* **TASK TO CARRY OUT**
Each line of the listing that contains the word "this" is to be copied.

* **TASK MATERIAL**
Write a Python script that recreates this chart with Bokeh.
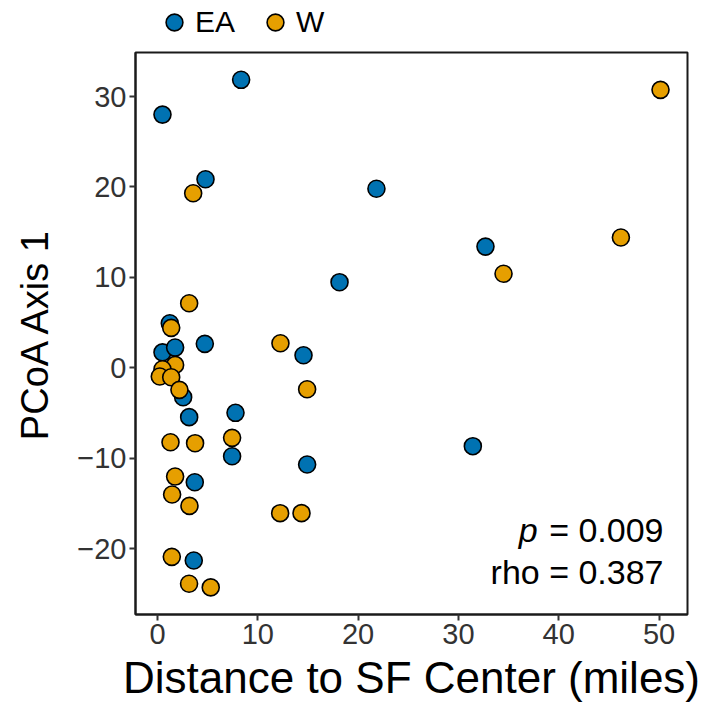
from bokeh.plotting import figure
from bokeh.models import Range1d, Legend, LegendItem, Label, FixedTicker
from bokeh.layouts import column
from bokeh.embed import file_html
from bokeh.resources import INLINE

# EA group (blue)
ea_dist = [0.5, 8.34, 4.79, 21.83, 32.7, 18.15, 1.23, 4.72, 0.5, 1.76, 14.56, 2.56, 3.16, 7.78, 7.44, 31.44, 14.92, 3.72, 3.62]
ea_pcoa = [28.0, 31.85, 20.85, 19.8, 13.4, 9.46, 4.92, 2.64, 1.7, 2.23, 1.38, -3.26, -5.47, -4.99, -9.79, -8.68, -10.71, -12.67, -21.33]

# W group (orange)
w_dist = [50.15, 3.56, 46.2, 34.5, 3.16, 1.37, 12.26, 1.76, 0.5, 0.23, 1.37, 2.19, 14.92, 7.44, 1.3, 3.75, 1.76, 1.46, 3.19, 12.23, 14.36, 1.43, 3.15, 5.31]
w_pcoa = [30.74, 19.3, 14.4, 10.4, 7.13, 4.41, 2.71, 0.31, -0.17, -0.97, -1.05, -2.45, -2.38, -7.76, -8.24, -8.35, -12.04, -14.03, -15.28, -16.09, -16.09, -20.92, -23.9, -24.3]

groups = ["EA", "W"]
colors = ["#0072B2", "#E69F00"]
x_ticks = [0, 10, 20, 30, 40, 50]
y_ticks = [-20, -10, 0, 10, 20, 30]
p_text = "0.009"
rho_text = "0.387"

FONT = "Liberation Sans"
MSIZE = 17
MLW = 1.6

series = [(ea_dist, ea_pcoa), (w_dist, w_pcoa)]

# ---- legend strip on top (same data, kept out of its view; only the legend shows) ----
lg = figure(width=701, height=50, x_range=Range1d(1000, 1001), y_range=Range1d(1000, 1001),
            x_axis_type=None, y_axis_type=None, output_backend="svg", toolbar_location=None,
            min_border=0)
lg.outline_line_color = None
lg.xgrid.visible = False
lg.ygrid.visible = False
lr = [lg.scatter(xs, ys, size=MSIZE, fill_color=c, line_color="black", line_width=MLW)
      for (xs, ys), c in zip(series, colors)]
legend = Legend(items=[LegendItem(label=g, renderers=[r]) for g, r in zip(groups, lr)],
                orientation="horizontal", location=(18, 7))
legend.glyph_width = 42
legend.glyph_height = 42
legend.label_standoff = 0
legend.spacing = 19
legend.padding = 0
legend.margin = 0
legend.border_line_color = None
legend.background_fill_alpha = 0
legend.label_text_font = FONT
legend.label_text_font_size = "30px"
legend.label_text_color = "black"
lg.add_layout(legend, "center")

# ---- main scatter ----
p = figure(frame_width=552, frame_height=562,
           x_range=Range1d(-2.19, 52.84), y_range=Range1d(-27.3, 34.87),
           output_backend="svg", toolbar_location=None,
           min_border_left=135, min_border_right=14, min_border_top=2, min_border_bottom=93)

p.background_fill_color = "white"
p.border_fill_color = "white"
p.outline_line_color = "#1a1a1a"
p.outline_line_width = 2
p.xgrid.visible = False
p.ygrid.visible = False

for ax in (p.xaxis, p.yaxis):
    ax.axis_line_color = "#1a1a1a"
    ax.axis_line_width = 2
    ax.major_tick_line_color = "#333333"
    ax.major_tick_line_width = 2
    ax.major_tick_out = 6
    ax.major_tick_in = 0
    ax.minor_tick_line_color = None
    ax.major_label_text_font = FONT
    ax.major_label_text_font_size = "29px"
    ax.major_label_text_color = "#333333"
    ax.axis_label_text_font = FONT
    ax.axis_label_text_font_style = "normal"
    ax.axis_label_text_color = "black"

p.xaxis.ticker = FixedTicker(ticks=x_ticks)
p.yaxis.ticker = FixedTicker(ticks=y_ticks)
p.yaxis.major_label_overrides = {t: (str(t).replace("-", "\u2212")) for t in y_ticks}
p.xaxis.axis_label = "Distance to SF Center (miles)"
p.yaxis.axis_label = "PCoA Axis 1"
p.xaxis.axis_label_text_font_size = "44px"
p.yaxis.axis_label_text_font_size = "38px"
p.xaxis.major_label_standoff = 3
p.yaxis.major_label_standoff = 3
p.xaxis.axis_label_standoff = 6
p.yaxis.axis_label_standoff = 18

for (xs, ys), c in zip(series, colors):
    p.scatter(xs, ys, size=MSIZE, fill_color=c, line_color="black", line_width=MLW)

ann_x = 50.45
fs = 34
p.add_layout(Label(x=ann_x, y=-22.65, text="rho = " + rho_text, text_align="right",
                   text_baseline="alphabetic", text_font=FONT, text_font_size=f"{fs}px", text_color="black"))
p.add_layout(Label(x=ann_x, y=-17.9, text="= " + p_text, text_align="right",
                   text_baseline="alphabetic", text_font=FONT, text_font_size=f"{fs}px", text_color="black"))
p.add_layout(Label(x=ann_x, y=-17.9, x_offset=-3.70 * fs, text="p", text_align="right",
                   text_baseline="alphabetic", text_font=FONT, text_font_size=f"{fs}px",
                   text_font_style="italic", text_color="black"))

layout = column(lg, p, spacing=0)
open("out.html", "w").write(file_html(layout, INLINE))
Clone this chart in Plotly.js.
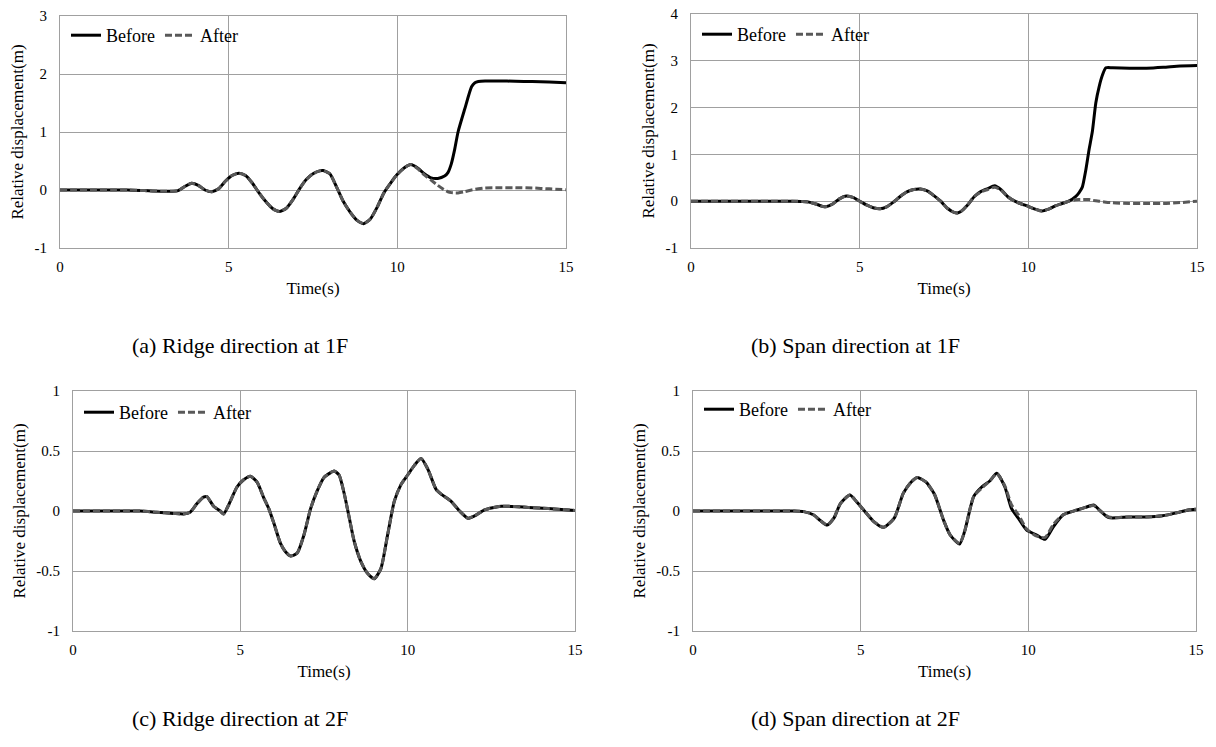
<!DOCTYPE html>
<html>
<head>
<meta charset="utf-8">
<script src="https://cdn.plot.ly/plotly-3.0.1.min.js"></script>
<style>html,body{margin:0;padding:0;background:#fff;}#chart{width:1216px;height:747px;}</style>
</head>
<body>
<div id="chart"></div>
<script>
// ---------- data ----------
const seriesNames = ["Before", "After"];
const captions = ["(a) Ridge direction at 1F", "(b) Span direction at 1F", "(c) Ridge direction at 2F", "(d) Span direction at 2F"];

// (a) Ridge direction at 1F
const tA = [0,0.5,1,1.5,2,2.5,3,3.3,3.5,3.7,3.9,4.1,4.3,4.5,4.7,4.9,5.1,5.3,5.5,5.7,5.9,6.1,6.3,6.5,6.7,6.9,7.1,7.3,7.5,7.7,7.8,8.0,8.2,8.4,8.6,8.8,9.0,9.2,9.4,9.6,9.8,10.0,10.2,10.4,10.6,10.8,11.0,11.2,11.4,11.5,11.6,11.7,11.8,12.0,12.2,12.3,12.4,12.6,13,13.5,14,14.5,15];
const beforeA = [0,0,0,0,0,-0.01,-0.02,-0.02,-0.01,0.06,0.115,0.08,0.0,-0.03,0.02,0.15,0.25,0.29,0.25,0.12,-0.05,-0.2,-0.32,-0.37,-0.32,-0.17,0.02,0.18,0.28,0.33,0.335,0.28,0.05,-0.2,-0.38,-0.52,-0.58,-0.5,-0.3,-0.05,0.12,0.27,0.38,0.44,0.38,0.28,0.21,0.2,0.24,0.3,0.45,0.7,1.0,1.4,1.78,1.85,1.87,1.88,1.88,1.875,1.87,1.86,1.85];
const afterA  = [0,0,0,0,0,-0.01,-0.02,-0.02,-0.01,0.06,0.115,0.08,0.0,-0.03,0.02,0.15,0.25,0.29,0.25,0.12,-0.05,-0.2,-0.32,-0.37,-0.32,-0.17,0.02,0.18,0.28,0.33,0.335,0.28,0.05,-0.2,-0.38,-0.52,-0.58,-0.5,-0.3,-0.05,0.12,0.27,0.38,0.44,0.37,0.26,0.17,0.08,0.0,-0.03,-0.045,-0.05,-0.05,-0.03,0.0,0.01,0.02,0.035,0.04,0.04,0.035,0.02,0.005];

// (b) Span direction at 1F
const tB = [0,0.5,1,1.5,2,2.5,3,3.3,3.5,3.7,3.9,4.0,4.2,4.4,4.6,4.8,5.0,5.2,5.4,5.6,5.8,6.0,6.2,6.4,6.6,6.8,7.0,7.2,7.4,7.6,7.8,7.9,8.0,8.2,8.4,8.6,8.8,9.0,9.2,9.4,9.6,9.8,10.0,10.2,10.4,10.6,10.8,11.0,11.2,11.4,11.5,11.6,11.7,11.8,11.9,12.0,12.1,12.2,12.3,12.5,13,13.5,14,14.5,15];
const beforeB = [0,0,0,0,0,0,0,-0.005,-0.02,-0.06,-0.11,-0.12,-0.06,0.05,0.11,0.08,0.0,-0.08,-0.14,-0.16,-0.12,-0.02,0.1,0.2,0.25,0.26,0.22,0.12,0.0,-0.15,-0.24,-0.25,-0.22,-0.08,0.1,0.21,0.27,0.33,0.24,0.09,0.0,-0.06,-0.11,-0.17,-0.21,-0.17,-0.1,-0.05,0.0,0.1,0.18,0.3,0.65,1.1,1.5,2.1,2.45,2.7,2.85,2.85,2.84,2.84,2.86,2.89,2.9];
const afterB  = [0,0,0,0,0,0,0,-0.005,-0.02,-0.06,-0.11,-0.12,-0.06,0.05,0.11,0.08,0.0,-0.08,-0.14,-0.16,-0.12,-0.02,0.1,0.2,0.25,0.26,0.22,0.12,0.0,-0.15,-0.24,-0.25,-0.22,-0.08,0.1,0.2,0.25,0.3,0.23,0.09,0.0,-0.06,-0.11,-0.17,-0.21,-0.17,-0.1,-0.05,0.0,0.03,0.035,0.035,0.035,0.035,0.02,0.01,0.0,-0.01,-0.02,-0.035,-0.05,-0.05,-0.05,-0.03,0.0];

// (c) Ridge direction at 2F
const tC = [0,0.5,1,1.5,2,2.5,3,3.3,3.5,3.7,3.9,4.0,4.2,4.4,4.5,4.65,4.9,5.1,5.3,5.5,5.7,5.85,6.0,6.2,6.35,6.5,6.7,6.9,7.1,7.3,7.5,7.7,7.8,7.95,8.1,8.25,8.4,8.6,8.8,9.0,9.2,9.4,9.6,9.8,10.0,10.2,10.4,10.6,10.85,11.0,11.3,11.55,11.8,12.0,12.3,12.8,13.6,14.2,15];
const beforeC = [0,0,0,0,0,-0.01,-0.02,-0.025,-0.01,0.06,0.115,0.12,0.04,0.0,-0.025,0.05,0.2,0.26,0.29,0.24,0.11,0.02,-0.1,-0.27,-0.34,-0.375,-0.35,-0.2,0.02,0.17,0.28,0.32,0.334,0.3,0.15,-0.05,-0.25,-0.42,-0.52,-0.565,-0.48,-0.2,0.08,0.22,0.3,0.38,0.437,0.35,0.18,0.14,0.08,0.0,-0.06,-0.04,0.01,0.04,0.03,0.02,0.005];
const afterC  = [0,0,0,0,0,-0.01,-0.02,-0.025,-0.01,0.06,0.115,0.12,0.04,0.0,-0.025,0.05,0.2,0.26,0.29,0.24,0.11,0.02,-0.1,-0.27,-0.34,-0.375,-0.35,-0.2,0.02,0.17,0.28,0.32,0.334,0.3,0.15,-0.05,-0.25,-0.42,-0.52,-0.565,-0.48,-0.2,0.08,0.22,0.3,0.38,0.437,0.35,0.18,0.14,0.08,0.0,-0.06,-0.04,0.01,0.04,0.03,0.02,0.005];

// (d) Span direction at 2F
const tD = [0,0.5,1,1.5,2,2.5,3,3.3,3.6,3.8,4.0,4.2,4.4,4.68,4.9,5.1,5.4,5.68,6.0,6.27,6.5,6.69,6.95,7.2,7.47,7.67,7.95,8.1,8.37,8.61,8.85,9.06,9.3,9.5,9.7,9.95,10.25,10.5,10.75,11.05,11.45,11.7,11.95,12.15,12.4,13,13.5,14,14.5,14.8,15];
const beforeD = [0,0,0,0,0,0,0,-0.005,-0.033,-0.08,-0.117,-0.06,0.064,0.133,0.07,0.005,-0.09,-0.136,-0.06,0.147,0.24,0.28,0.24,0.14,-0.075,-0.2,-0.275,-0.17,0.12,0.2,0.25,0.314,0.2,0.02,-0.06,-0.16,-0.2,-0.236,-0.13,-0.03,0.008,0.03,0.05,0.0,-0.055,-0.05,-0.05,-0.04,-0.01,0.01,0.015];
const afterD  = [0,0,0,0,0,0,0,-0.005,-0.033,-0.08,-0.117,-0.06,0.064,0.133,0.07,0.005,-0.09,-0.136,-0.06,0.147,0.24,0.28,0.24,0.14,-0.075,-0.2,-0.27,-0.17,0.12,0.19,0.25,0.31,0.21,0.05,-0.03,-0.15,-0.21,-0.22,-0.11,-0.03,0.008,0.03,0.045,0.0,-0.05,-0.05,-0.05,-0.04,-0.01,0.01,0.015];

const xTicks = [0,5,10,15];
const xTickText = ["0","5","10","15"];
const yTicksA = [-1,0,1,2,3];       const yTickTextA = ["-1","0","1","2","3"];
const yTicksB = [-1,0,1,2,3,4];     const yTickTextB = ["-1","0","1","2","3","4"];
const yTicksC = [-1,-0.5,0,0.5,1];  const yTickTextC = ["-1","-0.5","0","0.5","1"];

// ---------- layout helpers ----------
const W = 1216, H = 747;
const FONT = "Liberation Serif, serif";
function px2x(p){return p/W;}
function px2y(p){return 1-p/H;}

const panels = [
  {t:tA, b:beforeA, a:afterA, yt:yTicksA, ytt:yTickTextA, xd:[60,566], yd:[16,248], cap:[240,345], leg:[66,17]},
  {t:tB, b:beforeB, a:afterB, yt:yTicksB, ytt:yTickTextB, xd:[691,1197], yd:[14,248], cap:[855,345], leg:[697,16]},
  {t:tC, b:beforeC, a:afterC, yt:yTicksC, ytt:yTickTextC, xd:[73,575], yd:[391,631], cap:[240,718], leg:[79,394]},
  {t:tD, b:beforeD, a:afterD, yt:yTicksC, ytt:yTickTextC, xd:[693,1196], yd:[391,631], cap:[855,718], leg:[699,391]}
];

const data = [];
const layout = {
  width: W, height: H,
  margin: {l:0, r:0, t:0, b:0},
  paper_bgcolor: "#fff", plot_bgcolor: "#fff",
  font: {family: FONT, size: 14, color: "#000"},
  annotations: []
};

panels.forEach((p, i) => {
  const n = i + 1;
  const xa = n === 1 ? "x" : "x" + n;
  const ya = n === 1 ? "y" : "y" + n;
  const lg = n === 1 ? "legend" : "legend" + n;
  data.push({x:p.t, y:p.b, xaxis:xa, yaxis:ya, name:seriesNames[0], type:"scatter", mode:"lines",
    line:{color:"#000", width:3, shape:"spline", smoothing:0.6}, legend:lg});
  data.push({x:p.t, y:p.a, xaxis:xa, yaxis:ya, name:seriesNames[1], type:"scatter", mode:"lines",
    line:{color:"#595959", width:3, dash:"7px,3px", shape:"spline", smoothing:0.6}, legend:lg});

  const axCommon = {showgrid:true, gridcolor:"#a0a0a0", gridwidth:1, zeroline:false,
    showline:true, linecolor:"#a0a0a0", linewidth:1, mirror:true,
    ticks:"outside", tickcolor:"rgba(0,0,0,0)",
    tickfont:{family:FONT, size:15, color:"#000"}, tickmode:"array", fixedrange:true};
  layout["xaxis" + (n===1?"":n)] = Object.assign({}, axCommon, {
    domain:[px2x(p.xd[0]), px2x(p.xd[1])], anchor:ya, range:[0,15], ticklen:5,
    tickvals:xTicks, ticktext:xTickText,
    title:{text:"Time(s)", font:{family:FONT, size:17, color:"#000"}, standoff:8}
  });
  layout["yaxis" + (n===1?"":n)] = Object.assign({}, axCommon, {
    domain:[px2y(p.yd[1]), px2y(p.yd[0])], anchor:xa, range:[p.yt[0], p.yt[p.yt.length-1]], ticklen:9,
    tickvals:p.yt, ticktext:p.ytt,
    title:{text:"Relative displacement(m)", font:{family:FONT, size:17, color:"#000"}, standoff:6}
  });
  layout[lg] = {x:px2x(p.leg[0]), y:px2y(p.leg[1]), xanchor:"left", yanchor:"top", xref:"paper", yref:"paper",
    orientation:"h", bgcolor:"rgba(0,0,0,0)", font:{family:FONT, size:18, color:"#000"},
    itemwidth:30, tracegroupgap:0, traceorder:"normal"};
  layout.annotations.push({text:captions[i], xref:"paper", yref:"paper", x:px2x(p.cap[0]), y:px2y(p.cap[1]),
    xanchor:"center", yanchor:"middle", showarrow:false, font:{family:FONT, size:22, color:"#000"}});
});

Plotly.newPlot("chart", data, layout, {displayModeBar:false, staticPlot:true});
</script>
</body>
</html>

* **EXPECTED ANSWER**
Write a Python script that recreates this chart with Bokeh.
Clone this chart in Plotly.js.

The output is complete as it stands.